| Problem to solve |
Give back exactly the lines from the beginning of the listing below to the line holding "import pandas as pd", both ends included; the pictures stay out.
++++ Provided material
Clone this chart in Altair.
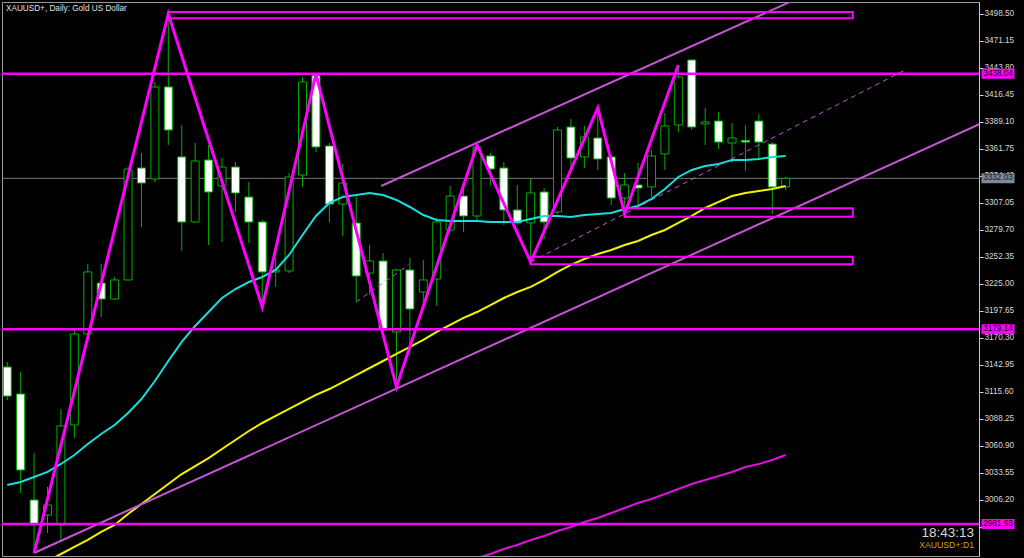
import altair as alt
import pandas as pd

# ---- daily bars (bar index 0 = first full candle on the left) ----
bar_idx = list(range(-1, 58))
open_ = [3140.9, 3113.6, 3006.2, 2991.0, 2980.9, 3082.2, 3174.4, 3226.0, 3209.8, 3229.1,
         3342.5, 3331.4, 3424.6, 3353.7, 3287.8, 3350.6, 3324.3, 3343.5, 3313.1, 3287.8,
         3237.2, 3238.2, 3335.4, 3436.2, 3364.8, 3306.0, 3286.8, 3236.1, 3248.3, 3176.4,
         3239.2, 3216.9, 3230.1, 3279.7, 3314.1, 3293.9, 3354.7, 3342.5, 3300.0, 3286.8,
         3318.2, 3297.9, 3384.0, 3353.7, 3372.9, 3353.7, 3312.1, 3325.3, 3323.3, 3356.7,
         3386.1, 3451.9, 3387.1, 3390.1, 3367.8, 3370.5, 3390.1, 3366.8, 3323.3]
high = [3146.0, 3135.9, 3053.8, 3019.4, 3098.4, 3178.4, 3245.3, 3245.3, 3232.1, 3343.5,
        3357.7, 3429.6, 3498.5, 3386.1, 3367.8, 3365.8, 3352.6, 3348.6, 3328.3, 3289.8,
        3252.4, 3337.4, 3434.7, 3437.7, 3367.8, 3346.6, 3313.1, 3264.5, 3256.4, 3240.2,
        3251.3, 3249.3, 3291.9, 3324.3, 3324.3, 3365.8, 3357.7, 3348.6, 3325.3, 3331.4,
        3322.2, 3384.0, 3392.1, 3385.1, 3403.3, 3355.7, 3337.4, 3347.6, 3360.7, 3398.2,
        3446.8, 3452.9, 3403.3, 3399.2, 3388.1, 3386.1, 3397.2, 3368.8, 3333.4]
low = [3107.5, 3013.3, 2952.5, 2972.8, 2965.7, 3069.0, 3170.3, 3191.6, 3208.8, 3228.0,
       3282.7, 3328.3, 3365.8, 3258.4, 3286.8, 3264.5, 3267.5, 3297.9, 3266.5, 3201.7,
       3222.0, 3236.1, 3323.3, 3358.7, 3287.8, 3273.6, 3206.8, 3213.9, 3176.4, 3120.7,
       3153.1, 3203.7, 3202.7, 3277.7, 3277.7, 3287.8, 3325.3, 3284.8, 3284.8, 3247.3,
       3270.6, 3295.9, 3340.5, 3342.5, 3340.5, 3305.0, 3295.9, 3305.0, 3313.1, 3340.5,
       3379.0, 3381.0, 3365.8, 3361.7, 3347.6, 3339.5, 3350.6, 3295.9, 3320.2]
close = [3111.5, 3036.6, 2980.9, 3001.1, 3081.2, 3174.4, 3237.2, 3209.8, 3229.1, 3341.5,
         3327.3, 3424.6, 3381.0, 3287.8, 3349.6, 3318.2, 3343.5, 3317.2, 3287.8, 3237.2,
         3239.2, 3333.4, 3429.6, 3363.8, 3306.0, 3327.3, 3233.1, 3248.3, 3178.4, 3239.2,
         3199.7, 3229.1, 3287.8, 3314.1, 3293.9, 3363.8, 3341.5, 3300.0, 3286.8, 3317.2,
         3287.8, 3381.0, 3352.6, 3373.9, 3351.6, 3312.1, 3325.3, 3322.2, 3354.7, 3385.1,
         3434.7, 3384.0, 3389.1, 3368.8, 3372.9, 3368.8, 3368.8, 3323.3, 3332.03]

# ---- moving averages ----
ma_fast_idx = list(range(-1, 58))
ma_fast = [3021.4, 3024.4, 3029.5, 3034.6, 3042.7, 3051.8, 3062.9, 3073.1, 3082.2, 3094.3,
           3108.5, 3126.7, 3147.0, 3166.3, 3182.5, 3196.6, 3210.8, 3219.9, 3227.0, 3232.1,
           3239.2, 3254.4, 3274.6, 3293.9, 3307.1, 3313.1, 3315.2, 3317.2, 3315.2, 3310.1,
           3303.0, 3294.9, 3289.8, 3288.8, 3288.8, 3288.8, 3287.8, 3287.8, 3287.8, 3290.8,
           3293.9, 3293.9, 3292.9, 3294.9, 3295.9, 3296.9, 3301.0, 3304.0, 3311.1, 3321.2,
           3333.4, 3340.5, 3344.5, 3346.6, 3350.6, 3350.6, 3351.6, 3353.7, 3354.7]
ma_mid_idx = list(range(2, 58))
ma_mid = [2944.4, 2951.5, 2958.6, 2965.7, 2973.8, 2980.9, 2992.0, 3002.2, 3012.3, 3022.4,
          3032.5, 3040.6, 3048.7, 3057.9, 3067.0, 3076.1, 3084.2, 3091.3, 3098.4, 3105.5,
          3112.6, 3118.6, 3125.7, 3132.8, 3139.9, 3147.0, 3154.1, 3161.2, 3168.3, 3176.4,
          3183.5, 3190.6, 3196.6, 3203.7, 3210.8, 3216.9, 3222.0, 3229.1, 3237.2, 3244.3,
          3250.3, 3255.4, 3259.4, 3264.5, 3268.6, 3274.6, 3279.7, 3286.8, 3293.9, 3302.0,
          3308.1, 3314.1, 3317.2, 3319.2, 3321.2, 3324.3]
ma_slow_idx = list(range(32, 58))
ma_slow = [2938.3, 2943.4, 2947.5, 2951.5, 2956.6, 2960.6, 2965.7, 2969.7, 2974.8, 2978.9,
           2983.9, 2988.0, 2993.0, 2998.1, 3003.2, 3007.2, 3012.3, 3017.3, 3022.4, 3026.5,
           3030.5, 3034.6, 3039.6, 3042.7, 3046.7, 3051.8]

# ---- chart objects ----
zz_bars = [1, 11, 18, 22, 28, 34, 38, 43, 45, 49]
zz_kind = ["L", "H", "L", "H", "L", "H", "L", "H", "L", "H"]

levels = [3438.04, 3179.14, 2981.93]
bid = 3332.03

rect_x0 = [11, 45, 38]
rect_x1 = [62, 62, 62]
rect_top = [3500.5, 3301.7, 3252.7]
rect_bot = [3494.1, 3293.2, 3245.0]

# trend lines: (name, x0, p0, x1, p1, extend to the right, dashed)
trend_lines = [
    ("channel_low", 1.0, 2952.5, 28.0, 3119.0, True, False),
    ("channel_high", 26.86, 3324.3, 34.0, 3368.0, True, False),
    ("support", 38.0, 3247.3, 65.9, 3441.8, False, True),
    ("short", 25.0, 3206.8, 28.9, 3244.2, False, True),
]

tick_values = [3498.50, 3471.15, 3443.80, 3416.45, 3389.10, 3361.75, 3334.40, 3307.05,
               3279.70, 3252.35, 3225.00, 3197.65, 3170.30, 3142.95, 3115.60, 3088.25,
               3060.90, 3033.55, 3006.20, 2978.85]

title_text = "XAUUSD+, Daily:  Gold US Dollar"
clock_text = "18:43:13"
symbol_text = "XAUUSD+:D1"

# ---- styling ----
GREEN = "#00b000"
MAGENTA = "#ff00ff"
LILAC = "#c455d4"
FONT = "Liberation Sans"

assert len(open_) == len(high) == len(low) == len(close) == len(bar_idx)
assert len(ma_fast) == len(ma_fast_idx) and len(ma_mid) == len(ma_mid_idx)
assert len(ma_slow) == len(ma_slow_idx)

bars = pd.DataFrame({"i": bar_idx, "open": open_, "high": high, "low": low, "close": close})
bars["dir"] = ["up" if c >= o else "down" for o, c in zip(open_, close)]

xs = alt.Scale(domain=[-1.018, 71.03], nice=False, zero=False)
ys = alt.Scale(domain=[2949.47, 3510.65], nice=False, zero=False)

y_axis = alt.Axis(orient="right", values=tick_values, format=".2f", title=None,
                  labelColor="#d8d8d8", labelFont=FONT, labelFontSize=8.2,
                  tickColor="#d8d8d8", tickSize=4, labelPadding=1,
                  domainColor="#c8c8c8", grid=False, labelOverlap=False,
                  labelFlush=False)


def X(field):
    return alt.X(field, type="quantitative", scale=xs, axis=None)


def Y(field):
    # every layer carries the same right-hand price scale
    return alt.Y(field, type="quantitative", scale=ys, axis=y_axis)


bid_line = alt.Chart(pd.DataFrame({"p": [bid]})).mark_rule(
    color="#7a7a7a", strokeWidth=1).encode(y=Y("p"))

wicks = alt.Chart(bars).mark_rule(color=GREEN, strokeWidth=1, clip=True).encode(
    x=X("i"), y=Y("low"), y2="high:Q")

bodies = alt.Chart(bars).mark_bar(width=8, stroke=GREEN, strokeWidth=1, clip=True).encode(
    x=X("i"),
    y=Y("open"),
    y2="close:Q",
    fill=alt.Fill("dir:N", scale=alt.Scale(domain=["up", "down"],
                                           range=["#000000", "#ffffff"]), legend=None),
)


def ma_layer(idx, vals, color):
    df = pd.DataFrame({"i": idx, "v": vals})
    return alt.Chart(df).mark_line(color=color, strokeWidth=2, clip=True).encode(
        x=X("i"), y=Y("v"))


ma_layers = [
    ma_layer(ma_slow_idx, ma_slow, "#e010e0"),
    ma_layer(ma_mid_idx, ma_mid, "#f2f200"),
    ma_layer(ma_fast_idx, ma_fast, "#18dede"),
]

# trend line vertices (rays run on past the right edge and get clipped)
rows = []
for name, x0, p0, x1, p1, ray, dashed in trend_lines:
    slope = (p1 - p0) / (x1 - x0)
    xe = 80.0 if ray else x1
    rows.append({"name": name, "i": x0, "p": p0, "seq": 0, "dashed": dashed})
    rows.append({"name": name, "i": xe, "p": p0 + slope * (xe - x0), "seq": 1, "dashed": dashed})
tl = pd.DataFrame(rows)

solid_lines = alt.Chart(tl[~tl["dashed"]]).mark_line(
    color=LILAC, strokeWidth=2, clip=True).encode(
    x=X("i"), y=Y("p"), detail="name:N", order="seq:Q")
dashed_lines = alt.Chart(tl[tl["dashed"]]).mark_line(
    color=LILAC, strokeWidth=1, strokeDash=[5, 4], clip=True).encode(
    x=X("i"), y=Y("p"), detail="name:N", order="seq:Q")

level_lines = alt.Chart(pd.DataFrame({"p": levels})).mark_rule(
    color=MAGENTA, strokeWidth=2.5).encode(y=Y("p"))

rects = alt.Chart(pd.DataFrame({"x0": rect_x0, "x1": rect_x1, "top": rect_top,
                                "bot": rect_bot})).mark_rect(
    fillOpacity=0, stroke=MAGENTA, strokeWidth=2, clip=True).encode(
    x=X("x0"), x2="x1:Q", y=Y("top"), y2="bot:Q")

zz = pd.DataFrame({
    "seq": list(range(len(zz_bars))),
    "i": zz_bars,
    "p": [high[bar_idx.index(b)] if k == "H" else low[bar_idx.index(b)]
          for b, k in zip(zz_bars, zz_kind)],
})
zigzag = alt.Chart(zz).mark_line(color=MAGENTA, strokeWidth=3, clip=True).encode(
    x=X("i"), y=Y("p"), order="seq:Q")

# price tags on the right scale
tag_df = pd.DataFrame({"p": levels})
level_tags = alt.Chart(tag_df).mark_tick(
    orient="horizontal", size=33, thickness=10, color=MAGENTA, opacity=1).encode(
    x=alt.value(996), y=Y("p"))
level_tag_text = alt.Chart(tag_df).mark_text(
    color="#000000", font=FONT, fontSize=8.2, align="center", baseline="middle").encode(
    x=alt.value(996), y=Y("p"), text=alt.Text("p:Q", format=".2f"))

bid_df = pd.DataFrame({"p": [bid]})
bid_tag = alt.Chart(bid_df).mark_tick(
    orient="horizontal", size=33, thickness=10, color="#7d8b99", opacity=1).encode(
    x=alt.value(996), y=Y("p"))
bid_tag_text = alt.Chart(bid_df).mark_text(
    color="#101010", font=FONT, fontSize=8.2, align="center", baseline="middle").encode(
    x=alt.value(996), y=Y("p"), text=alt.Text("p:Q", format=".2f"))

title = alt.Chart(pd.DataFrame({"t": [title_text]})).mark_text(
    color="#e0e0e0", font=FONT, fontSize=8.2, align="left", baseline="middle").encode(
    x=alt.value(4), y=alt.value(6.5), text="t:N")
clock = alt.Chart(pd.DataFrame({"t": [clock_text]})).mark_text(
    color="#d8d8d8", font=FONT, fontSize=13.5, align="right", baseline="alphabetic").encode(
    x=alt.value(972), y=alt.value(535), text="t:N")
symbol = alt.Chart(pd.DataFrame({"t": [symbol_text]})).mark_text(
    color="#c8a400", font=FONT, fontSize=8.7, align="right", baseline="alphabetic").encode(
    x=alt.value(972), y=alt.value(546), text="t:N")

chart = alt.layer(
    bid_line, wicks, bodies, *ma_layers, solid_lines, dashed_lines, level_lines, rects,
    zigzag, level_tags, level_tag_text, bid_tag, bid_tag_text, title, clock, symbol,
).properties(
    width=977, height=554,
    padding={"left": 2, "top": 2, "right": 45, "bottom": 2},
    autosize=alt.AutoSizeParams(type="none"),
    background="#000000",
).configure_view(stroke="#9a9a9a", strokeWidth=1)

chart.save("out.html", embed_options={"renderer": "svg", "actions": False})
++++++++
| Exercise result |
Clone this chart in Altair.
import altair as alt
import pandas as pd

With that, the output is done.